Improvement of Criteria for Calculating Related Sales Amount
Supplementing Reduction Requirements for Cooperation in Caution and Deliberation Classification
The Fair Trade Commission (FTC) will revise the penalty standards to prevent repeated cases where violations of the Act on Labeling and Advertising result in relatively small fixed fines due to difficulties in calculating related sales revenue.
The FTC announced the administrative notice of the revision to the "Penalty Standards for the Act on Labeling and Advertising" on the 1st.
In June last year, the FTC imposed a corrective order and a fine of 286 million KRW on Champ Study, the operator of Hackers, which is famous for public official exam textbooks and online lectures, for false and exaggerated advertisements such as "No.1 in shortest pass time" over several years.
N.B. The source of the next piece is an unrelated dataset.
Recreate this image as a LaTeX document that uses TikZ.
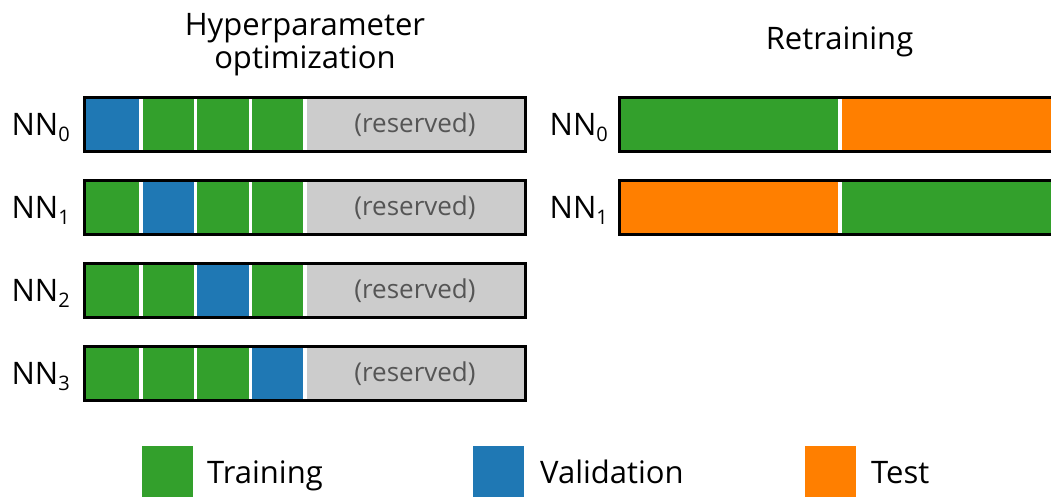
\documentclass[tikz,border=0pt]{standalone}
\usepackage{fontspec}
\setmainfont{Open Sans}
\definecolor{trn}{HTML}{33A02C}
\definecolor{val}{HTML}{1F78B4}
\definecolor{tst}{HTML}{FF7F00}
\definecolor{resv}{HTML}{CCCCCC}
\definecolor{restext}{HTML}{555555}
\newcommand{\nnlabel}[1]{NN\raisebox{-6pt}{\fontsize{20}{20}\selectfont #1}}
\tikzset{
  lbl/.style={inner sep=0pt, font=\fontsize{31}{31}\selectfont, text=black},
  restxt/.style={inner sep=0pt, font=\fontsize{26}{26}\selectfont, text=restext},
  sep/.style={white, line width=3.5pt},
  barframe/.style={draw=black, line width=3pt}
}
\begin{document}
\begin{tikzpicture}[x=1pt,y=-1pt]
\useasboundingbox (0,0) rectangle (1051,498);
\clip (0,0) rectangle (1051,498);
% titles
\node[lbl, anchor=base] (t1) at (305,35) {Hyperparameter};
\node[lbl, anchor=base] (t2) at (305,68) {optimization};
\node[lbl, anchor=base] (t3) at (839.5,49) {Retraining};
% left bars
\foreach \r in {0,...,3} {
  \pgfmathsetmacro\yc{124.5+83*\r}
  \fill[resv] (305,\yc-27) rectangle (525.5,\yc+27);
  \foreach \k in {0,...,3} {
    \pgfmathsetmacro\xa{86+54.75*\k}
    \pgfmathsetmacro\xb{86+54.75*(\k+1)}
    \ifnum\k=\r \def\cc{val}\else\def\cc{trn}\fi
    \fill[\cc] (\xa,\yc-27) rectangle (\xb,\yc+27);
  }
  \foreach \k in {1,...,4} {
    \pgfmathsetmacro\xs{86+54.75*\k}
    \draw[sep] (\xs,\yc-26) -- (\xs,\yc+26);
  }
  \draw[barframe] (84.5,\yc-27) rectangle (525.5,\yc+27);
  \node[restxt, anchor=base] (res\r) at (415,\yc+8) {(reserved)};
  \node[lbl, anchor=base east] (nl\r) at (70,\yc+10.5) {\nnlabel{\r}};
}
% right bars
\foreach \r/\ca/\cb in {0/trn/tst,1/tst/trn} {
  \pgfmathsetmacro\yc{124.5+83*\r}
  \fill[\ca] (619.5,\yc-27) rectangle (840,\yc+27);
  \fill[\cb] (840,\yc-27) rectangle (1059.5,\yc+27);
  \draw[sep] (840,\yc-26) -- (840,\yc+26);
  \draw[barframe] (619.5,\yc-27) rectangle (1059.5,\yc+27);
  \node[lbl, anchor=base east] (nr\r) at (608,\yc+10.5) {\nnlabel{\r}};
}
% legend
\fill[trn] (142,446) rectangle (193,497);
\node[lbl, anchor=base west] (lg1) at (207,483) {Training};
\fill[val] (473,446) rectangle (524,497);
\node[lbl, anchor=base west] (lg2) at (540,483) {Validation};
\fill[tst] (805,446) rectangle (856,497);
\node[lbl, anchor=base west] (lg3) at (871,483) {Test};
\end{tikzpicture}
\end{document}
Champ Study generated annual sales of approximately 123.1 billion KRW (as of 2022) through such unfair advertising for at least nine years since April 2014, but only a fixed fine within the 500 million KRW limit was imposed. Previously, Eduwill also faced sanctions from the FTC for similar unfair advertising, but the amount of the fine was much smaller than initially expected.
To prevent such cases, the FTC clarified the grounds for reasonably calculating sales revenue through objective data for businesses violating the law. Objective data includes performance before and after the violation, total sales during the relevant period, the sales ratio of related products, and market conditions.
If sales revenue cannot be calculated even by this method, a fixed fine will be exceptionally imposed, but the amount must not exceed the maximum amount that could be imposed assuming a proportional fine. The standard was revised so that the amount does not exceed the total sales during the violation period multiplied by the highest penalty rate according to the severity of the violation type.
Additionally, the revision stipulates that regarding the cooperation mitigation system, the violating business must "cease the relevant act" until the FTC's review is completed to ultimately receive a reduction in fines.
If the violating business actively cooperates with the investigation, the fine will be reduced by 10%, and if they actively cooperate during the deliberation stage and admit the facts of the act until the conclusion of the review, an additional 10% reduction will be applied. Furthermore, the standard was strengthened so that fines can only be reduced if the relevant act is ceased until the FTC's review is completed.
This is based on the consideration that if the violation continues despite the FTC's measures, damage to trading partners or consumers may persist, making it difficult to regard the violating business as genuinely cooperative.
The FTC stated, "Through this revision of the penalty standards, objective and reasonable imposition of fines will be possible, and the effectiveness of law enforcement is expected to improve through the refinement of the cooperation mitigation system."
The FTC plans to finalize and implement the revised notice after collecting opinions from stakeholders by the 21st and going through related procedures such as a plenary meeting resolution.